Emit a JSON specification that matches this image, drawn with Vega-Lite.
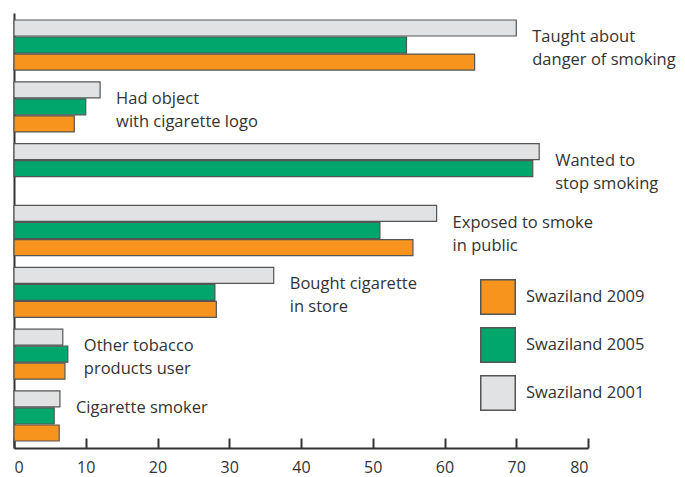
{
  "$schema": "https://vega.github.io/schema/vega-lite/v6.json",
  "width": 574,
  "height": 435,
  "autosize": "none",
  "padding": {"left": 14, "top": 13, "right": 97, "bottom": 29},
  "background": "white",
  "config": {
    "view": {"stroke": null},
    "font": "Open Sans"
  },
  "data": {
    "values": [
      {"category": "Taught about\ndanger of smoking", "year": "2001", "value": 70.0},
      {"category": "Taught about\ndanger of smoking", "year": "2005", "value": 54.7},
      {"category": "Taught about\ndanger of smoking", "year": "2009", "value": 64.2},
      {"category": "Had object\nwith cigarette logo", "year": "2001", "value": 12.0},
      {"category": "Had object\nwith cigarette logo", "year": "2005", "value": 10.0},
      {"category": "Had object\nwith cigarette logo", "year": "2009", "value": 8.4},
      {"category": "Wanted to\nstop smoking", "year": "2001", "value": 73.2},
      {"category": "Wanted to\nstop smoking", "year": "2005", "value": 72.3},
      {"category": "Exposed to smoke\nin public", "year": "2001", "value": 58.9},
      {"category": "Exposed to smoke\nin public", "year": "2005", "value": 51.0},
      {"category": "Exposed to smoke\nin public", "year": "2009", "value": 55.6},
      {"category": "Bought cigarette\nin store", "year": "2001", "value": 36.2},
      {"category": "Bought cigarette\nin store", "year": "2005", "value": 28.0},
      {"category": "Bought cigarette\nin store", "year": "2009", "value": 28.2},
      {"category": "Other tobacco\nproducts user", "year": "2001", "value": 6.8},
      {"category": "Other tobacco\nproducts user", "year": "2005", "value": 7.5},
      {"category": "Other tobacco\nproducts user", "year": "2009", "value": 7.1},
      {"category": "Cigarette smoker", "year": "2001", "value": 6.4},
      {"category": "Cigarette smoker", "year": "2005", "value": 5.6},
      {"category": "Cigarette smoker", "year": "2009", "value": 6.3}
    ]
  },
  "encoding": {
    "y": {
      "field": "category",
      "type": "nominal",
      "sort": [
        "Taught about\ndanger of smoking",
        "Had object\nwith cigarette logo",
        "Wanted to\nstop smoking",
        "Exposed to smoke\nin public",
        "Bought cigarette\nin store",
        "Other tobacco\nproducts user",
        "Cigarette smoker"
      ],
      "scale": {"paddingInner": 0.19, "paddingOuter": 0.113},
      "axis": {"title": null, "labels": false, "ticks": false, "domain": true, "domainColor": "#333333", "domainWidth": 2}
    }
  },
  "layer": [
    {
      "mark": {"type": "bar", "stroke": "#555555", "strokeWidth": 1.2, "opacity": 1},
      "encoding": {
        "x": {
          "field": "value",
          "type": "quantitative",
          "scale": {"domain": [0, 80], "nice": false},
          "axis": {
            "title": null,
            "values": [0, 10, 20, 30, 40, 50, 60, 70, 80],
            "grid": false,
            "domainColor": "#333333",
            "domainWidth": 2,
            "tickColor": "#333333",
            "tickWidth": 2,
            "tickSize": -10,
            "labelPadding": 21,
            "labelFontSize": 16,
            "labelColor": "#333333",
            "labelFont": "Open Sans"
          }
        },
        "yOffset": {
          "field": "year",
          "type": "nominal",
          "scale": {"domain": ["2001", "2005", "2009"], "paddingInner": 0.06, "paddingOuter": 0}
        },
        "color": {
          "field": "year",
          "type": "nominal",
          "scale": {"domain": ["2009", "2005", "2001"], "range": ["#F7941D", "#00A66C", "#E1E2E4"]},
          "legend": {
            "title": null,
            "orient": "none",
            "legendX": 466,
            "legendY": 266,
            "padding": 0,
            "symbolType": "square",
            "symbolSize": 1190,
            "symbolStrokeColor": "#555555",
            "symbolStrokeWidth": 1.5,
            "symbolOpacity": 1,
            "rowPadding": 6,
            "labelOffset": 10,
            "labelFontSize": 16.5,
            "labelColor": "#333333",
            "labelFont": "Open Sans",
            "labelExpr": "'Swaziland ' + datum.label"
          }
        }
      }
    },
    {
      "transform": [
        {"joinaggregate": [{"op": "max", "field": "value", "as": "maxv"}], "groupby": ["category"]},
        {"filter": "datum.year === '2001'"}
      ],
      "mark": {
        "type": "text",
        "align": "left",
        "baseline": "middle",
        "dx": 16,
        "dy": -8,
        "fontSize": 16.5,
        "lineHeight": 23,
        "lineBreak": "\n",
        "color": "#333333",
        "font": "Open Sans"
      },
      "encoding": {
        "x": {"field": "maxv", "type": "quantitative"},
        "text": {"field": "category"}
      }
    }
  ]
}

**WHAT THE TASK ASKS:**
Every line above should be returned exactly; the pictures stay out.

**WRITTEN SOLUTION:**
Emit a JSON specification that matches this image, drawn with Vega-Lite.
{
  "$schema": "https://vega.github.io/schema/vega-lite/v6.json",
  "width": 574,
  "height": 435,
  "autosize": "none",
  "padding": {"left": 14, "top": 13, "right": 97, "bottom": 29},
  "background": "white",
  "config": {
    "view": {"stroke": null},
    "font": "Open Sans"
  },
  "data": {
    "values": [
      {"category": "Taught about\ndanger of smoking", "year": "2001", "value": 70.0},
      {"category": "Taught about\ndanger of smoking", "year": "2005", "value": 54.7},
      {"category": "Taught about\ndanger of smoking", "year": "2009", "value": 64.2},
      {"category": "Had object\nwith cigarette logo", "year": "2001", "value": 12.0},
      {"category": "Had object\nwith cigarette logo", "year": "2005", "value": 10.0},
      {"category": "Had object\nwith cigarette logo", "year": "2009", "value": 8.4},
      {"category": "Wanted to\nstop smoking", "year": "2001", "value": 73.2},
      {"category": "Wanted to\nstop smoking", "year": "2005", "value": 72.3},
      {"category": "Exposed to smoke\nin public", "year": "2001", "value": 58.9},
      {"category": "Exposed to smoke\nin public", "year": "2005", "value": 51.0},
      {"category": "Exposed to smoke\nin public", "year": "2009", "value": 55.6},
      {"category": "Bought cigarette\nin store", "year": "2001", "value": 36.2},
      {"category": "Bought cigarette\nin store", "year": "2005", "value": 28.0},
      {"category": "Bought cigarette\nin store", "year": "2009", "value": 28.2},
      {"category": "Other tobacco\nproducts user", "year": "2001", "value": 6.8},
      {"category": "Other tobacco\nproducts user", "year": "2005", "value": 7.5},
      {"category": "Other tobacco\nproducts user", "year": "2009", "value": 7.1},
      {"category": "Cigarette smoker", "year": "2001", "value": 6.4},
      {"category": "Cigarette smoker", "year": "2005", "value": 5.6},
      {"category": "Cigarette smoker", "year": "2009", "value": 6.3}
    ]
  },
  "encoding": {
    "y": {
      "field": "category",
      "type": "nominal",
      "sort": [
        "Taught about\ndanger of smoking",
        "Had object\nwith cigarette logo",
        "Wanted to\nstop smoking",
        "Exposed to smoke\nin public",
        "Bought cigarette\nin store",
        "Other tobacco\nproducts user",
        "Cigarette smoker"
      ],
      "scale": {"paddingInner": 0.19, "paddingOuter": 0.113},
      "axis": {"title": null, "labels": false, "ticks": false, "domain": true, "domainColor": "#333333", "domainWidth": 2}
    }
  },
  "layer": [
    {
      "mark": {"type": "bar", "stroke": "#555555", "strokeWidth": 1.2, "opacity": 1},
      "encoding": {
        "x": {
          "field": "value",
          "type": "quantitative",
          "scale": {"domain": [0, 80], "nice": false},
          "axis": {
            "title": null,
            "values": [0, 10, 20, 30, 40, 50, 60, 70, 80],
            "grid": false,
            "domainColor": "#333333",
            "domainWidth": 2,
            "tickColor": "#333333",
            "tickWidth": 2,
            "tickSize": -10,
            "labelPadding": 21,
            "labelFontSize": 16,
            "labelColor": "#333333",
            "labelFont": "Open Sans"
          }
        },
        "yOffset": {
          "field": "year",
          "type": "nominal",
          "scale": {"domain": ["2001", "2005", "2009"], "paddingInner": 0.06, "paddingOuter": 0}
        },
        "color": {
          "field": "year",
          "type": "nominal",
          "scale": {"domain": ["2009", "2005", "2001"], "range": ["#F7941D", "#00A66C", "#E1E2E4"]},
          "legend": {
            "title": null,
            "orient": "none",
            "legendX": 466,
            "legendY": 266,
            "padding": 0,
            "symbolType": "square",
            "symbolSize": 1190,
            "symbolStrokeColor": "#555555",
            "symbolStrokeWidth": 1.5,
            "symbolOpacity": 1,
            "rowPadding": 6,
            "labelOffset": 10,
            "labelFontSize": 16.5,
            "labelColor": "#333333",
            "labelFont": "Open Sans",
            "labelExpr": "'Swaziland ' + datum.label"
          }
        }
      }
    },
    {
      "transform": [
        {"joinaggregate": [{"op": "max", "field": "value", "as": "maxv"}], "groupby": ["category"]},
        {"filter": "datum.year === '2001'"}
      ],
      "mark": {
        "type": "text",
        "align": "left",
        "baseline": "middle",
        "dx": 16,
        "dy": -8,
        "fontSize": 16.5,
        "lineHeight": 23,
        "lineBreak": "\n",
        "color": "#333333",
        "font": "Open Sans"
      },
      "encoding": {
        "x": {"field": "maxv", "type": "quantitative"},
        "text": {"field": "category"}
      }
    }
  ]
}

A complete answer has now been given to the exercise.